Remember my dream about all the stained glass windows being replaced by plaster and bits of colored glass at my church? Well, that's what's happening. Metaphorically speaking, of course.
Some really lousy things are happening in my wonderful community of faith. The clergy, staff, and vestry are completely disconnected from us regular parishioners and are making horrendous decisions on our behalf. (And no, this doesn't have anything to do with gay bishops - we're a progressive parish and settled that issue long ago.) If I didn't know better, I'd say the Bush administration had taken over my church.
So, how to take a stand through a letter or email that spells out my repugnance (I'm beyond "concern")? I stewed about it all weekend because the time had come to speak up. Though it's hard for me to keep my emotions from rising to the top, I formulated a letter that I thought struck a balance between calm, rational thought and vehement indignation and sent it on its way electronically.
And of course I received a quick response (anytime you yank money away from them they sit up and take notice, doncha' know). Another thing I've noticed is that whenever someone dares to go up against the people at the top, the PTB have several predictable slap-down strategies:
- The We-Value-Your-Comments Tactic: "Thank you for sharing your ideas and feelings. We appreciate where you're coming from (but we're about to hit you in the head with a 2x4 for even questioning our decision-making capabilities.)"
- The You're-Blowing-This-Way-Out-of-Proportion Tactic: "Calm down. I know you said you've thought about this for weeks before contacting us, but obviously you're just not thinking straight." Did the words "calm down" ever make things better? Ever?
- The Aren't-You-A-Little-Dummy? Tactic: "You don't seem capable understanding our decisions, oh, ye of little brain and influence. Let me refer you to my article/letter/sermon on thus and so.
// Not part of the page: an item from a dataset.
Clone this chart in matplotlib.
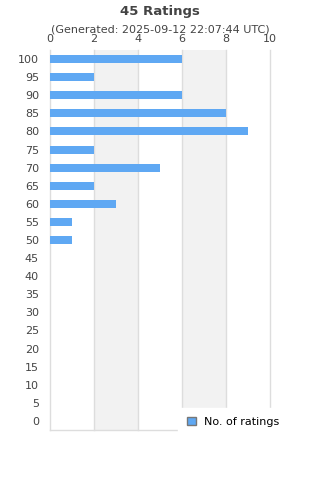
import matplotlib
matplotlib.use("Agg")
import matplotlib.pyplot as plt
from matplotlib.patches import Patch

categories = ["100", "95", "90", "85", "80", "75", "70", "65", "60", "55", "50",
              "45", "40", "35", "30", "25", "20", "15", "10", "5", "0"]
counts = [6, 2, 6, 8, 9, 2, 5, 2, 3, 1, 1, 0, 0, 0, 0, 0, 0, 0, 0, 0, 0]
xticks = [0, 2, 4, 6, 8, 10]
title = "45 Ratings"
subtitle = "(Generated: 2025-09-12 22:07:44 UTC)"
series_name = "No. of ratings"

bar_color = "#5fa8f3"
text_color = "#444444"
grid_color = "#dddddd"

fig = plt.figure(figsize=(3.2, 4.8), dpi=100)
ax = fig.add_axes([50/320, 1 - 430/480, 220/320, 380/480])

n = len(categories)
ypos = list(range(n))
ax.barh(ypos, counts, height=0.44, color=bar_color, zorder=3)
ax.set_ylim(n - 0.5, -0.5)
ax.set_xlim(0, 10)

# alternating bands
for i in range(len(xticks) - 1):
    if i % 2 == 1:
        ax.axvspan(xticks[i], xticks[i + 1], color="#f2f2f2", zorder=0, lw=0)
for xv in xticks[1:]:
    ax.axvline(xv, color=grid_color, lw=1, zorder=1, clip_on=False)

ax.set_yticks(ypos)
ax.set_yticklabels(categories)
ax.set_xticks(xticks)
ax.xaxis.tick_top()
ax.tick_params(axis="both", length=0, labelsize=8, colors=text_color)
ax.tick_params(axis="y", pad=8)
ax.tick_params(axis="x", pad=4)
for s in ["top", "right"]:
    ax.spines[s].set_visible(False)
for s in ["left", "bottom"]:
    ax.spines[s].set_color(grid_color)
    ax.spines[s].set_linewidth(1)

fig.text(0.5, 1 - 11/480, title, ha="center", va="center", fontsize=9.5,
         fontweight="bold", color=text_color)
fig.text(0.5, 1 - 29/480, subtitle, ha="center", va="center", fontsize=8,
         color=text_color)

handle = Patch(facecolor=bar_color, edgecolor="#777777", linewidth=1)
leg = fig.legend([handle], [series_name], loc="center left",
                 bbox_to_anchor=(178/320, 1 - 422/480), frameon=True,
                 fontsize=8, handlelength=0.8, handleheight=0.8,
                 borderpad=0.8, handletextpad=0.7, borderaxespad=0)
leg.get_frame().set_facecolor("white")
leg.get_frame().set_edgecolor("white")
leg.get_frame().set_alpha(1)
leg.get_frame().set_boxstyle("square", pad=0)
leg.set_zorder(10)

fig.savefig("out.png", dpi=100)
I'm sure if you spend time studying it - dictionary and thesaurus in hand - you'll come around to our way of thinking."
- The You-Shoulda-Read-The-Fine-Print Tactic: "We did publicize this information in small print here, here, and here. The fact that the wording was so obscure or outrageous that you ignored it is not our problem." (See the progression of tactics here?)
- The You-Just-Don't-Like-Change Tactic: "I see you're afraid of change. We don't particularly care that the change is detrimental to the community or just a plain ol' bad idea. We're gonna do it anyway, so there!"
- The We-Have-Numbers-To-Back-This-Up Tactic: "We have all sorts of irrelevant facts - er, sort of facts, er, or something that maybe we can make you think are facts - to razzle dazzle ya' with. Maybe you won't notice that they don't really apply in this case. And they're our facts, dammit, so we'll stand by 'em!"
- The You're-Not-A-Patriot-If-You-Don't-See-It-Our-Way Tactic: "You're not a true-blue part of this church/community/organization if you don't go along with our self-serving agenda." This has worked very well for George Bush, of course.
Aaargh! I knew all of these tactics before I sent the letter, but it's still frustrating to see the same shallow stuff thrown my way. And this from a person I like. "Just following the company line, dear." I expect responses like these from insurance companies or the IRS or Georgia Power, but I would've hope that people of like faith would make some effort to listen, to honor the community's strengths and gifts. Nope. Unh-uh.
How do I fight these ridiculous power-play tactics without sinking to the them myself? I just want to be heard and considered.